Bundespräsident: Kirchen dürfen sich nicht überschätzen

Johannes Rau warnt vor einer Inflation kirchlicher Äußerungen zu Gesellschaftsfragen

B e r l i n (idea) – Bundespräsident Johannes Rau hat den Kirchen geraten, ihre gesellschaftliche Bedeutung nicht zu überschätzen. In Wirklichkeit befänden sie sich in weiten Teilen des Landes, auch im Westen, in einer Minderheitenrolle, sagte er am 23. Oktober bei einem Besuch der Theologischen Fakultät der Berliner Humboldt-Universität. Er warnte vor einer Inflation kirchlicher Äußerungen und vor zu starkem Lobbyismus. Die Kirchen gefährdeten ihre Glaubwürdigkeit, wenn sie den Eindruck erweckten, als seien ihnen die Sitze in den Rundfunkräten wichtiger als die Inhalte der christlichen Botschaft.

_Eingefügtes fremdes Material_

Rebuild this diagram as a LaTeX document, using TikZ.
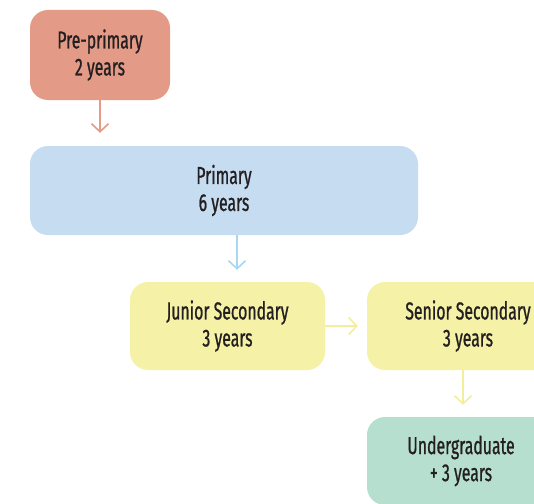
\documentclass[tikz,border=0pt]{standalone}
\usepackage{fontspec}
\setmainfont{Fira Sans}[FakeStretch=0.645, FakeBold=0.9]
\usetikzlibrary{arrows.meta}
\definecolor{preCol}{HTML}{E39A86}
\definecolor{primCol}{HTML}{C6DCF0}
\definecolor{primArr}{HTML}{A6D8F2}
\definecolor{secCol}{HTML}{F5F2A8}
\definecolor{secArr}{HTML}{F2EE9C}
\definecolor{uniCol}{HTML}{B6DFD0}
\definecolor{txtCol}{HTML}{231F20}

\begin{document}
\begin{tikzpicture}[x=1pt,y=-1pt]
\tikzstyle{stage} = [rounded corners=18pt, align=center, text=txtCol, font=\fontsize{24.5}{27}\selectfont, inner sep=0pt]
\tikzstyle{edge} = [-{Straight Barb[length=8pt,width=17pt]}, line width=1.6pt]
\clip (0,0) rectangle (534,503);
\node[stage, fill=preCol, minimum width=140pt, minimum height=90pt] (pre) at (100,55) {Pre-primary\\2 years};
\node[stage, fill=primCol, minimum width=388pt, minimum height=89pt] (prim) at (224,190.5) {Primary\\6 years};
\node[stage, fill=secCol, minimum width=195pt, minimum height=88pt] (jun) at (227.5,326) {Junior Secondary\\3 years};
\node[stage, fill=secCol, minimum width=202pt, minimum height=88pt] (sen) at (468,326) {Senior Secondary\\3 years};
\node[stage, fill=uniCol, minimum width=188pt, minimum height=88pt] (uni) at (461,461) {Undergraduate\\+ 3 years};
\draw[edge, preCol, shorten >=13pt] (pre.south) -- (pre.south |- prim.north);
\draw[edge, primArr, shorten >=12pt] ([xshift=9.5pt]jun.north |- prim.south) -- ([xshift=9.5pt]jun.north);
\draw[edge, secArr, shorten >=9pt] (jun.east) -- (sen.west);
\draw[edge, secArr, shorten >=12pt] ([xshift=2pt]uni.north |- sen.south) -- ([xshift=2pt]uni.north);
\end{tikzpicture}
\end{document}
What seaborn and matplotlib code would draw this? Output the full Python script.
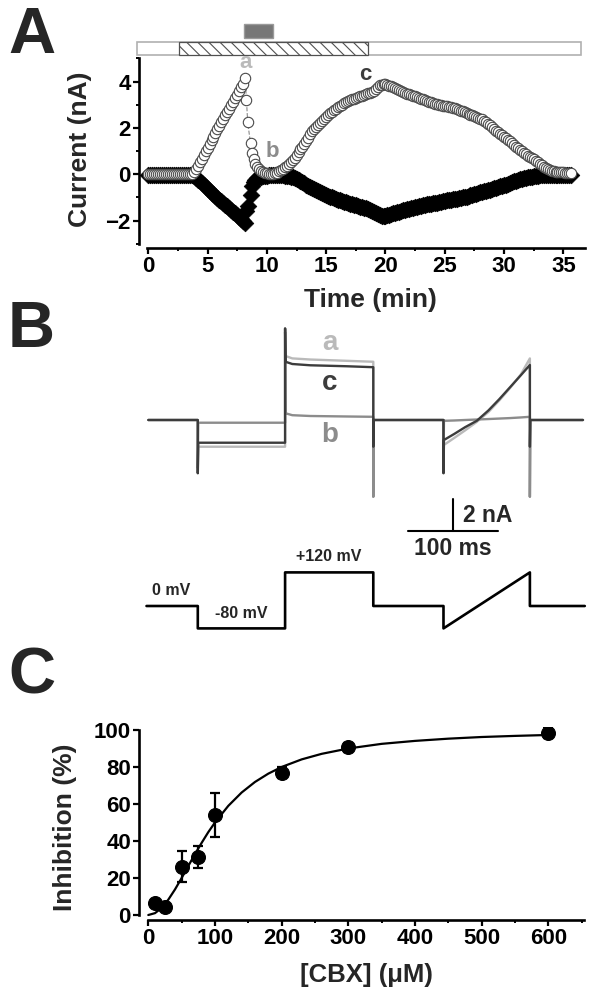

Verzicht auf religiöse Beteuerung bei Vereidigung biblisch begründbar

Rau ging auch darauf ein, dass bei der Vereidigung der rot-grünen Bundesregierung Kanzler Gerhard Schröder und fünf seiner 13 Ministerinnen und Minister auf die religiöse Beteuerung “So wahr mit Gott helfe” verzichtet hatten. Dies hatte CSU-Generalsekretär Thomas Goppel kritisiert: Wenn fast die halbe Bundesregierung auf Gottes Hilfe anscheinend keinen Wert lege, zeige dies, wie weit sich Rot-Grün von christlichen Werten entfernt habe. Rau sieht das anders: Das Weglassen der religiösen Beteuerung bedeute nicht, dass das betreffende Kabinettsmitglied kein Christ wäre. Rau verwies auf den Präses der EKD-Synode, Jürgen Schmude. Der ehemalige Minister im Kabinett von Kanzler Helmut Schmidt (SPD) hatte bei seinen Vereidigungen auf den religiösen Zusatz verzichtet, weil Jesus in der Bergpredigt vom Schwören abrät.

Weniger kopflastige Predigten

Der Bundespräsident war auf Einladung des Dekans der Theologischen Fakultät der Humboldt-Universität, Prof. Hans-Gebhard Bethge, in die Seminarräume im Berliner Dom gekommen, um sich über die Situation der Theologiestudenten zu informieren. Viele beklagten den mangelnden Praxisbezug. Rau riet den zukünftigen Pfarrern zu mehr Bodenständigkeit. “Zu große Kopflastigkeit der Predigt führt zu natürlicher Reduktion der Gemeinde”, so der Bundespräsident. Aus eigener Erfahrung als Gottesdienstbesucher wisse er, dass es niemanden interessiere, “wie ein bestimmtes Wort der Bibel im hebräischen Urtext wirklich heißt”.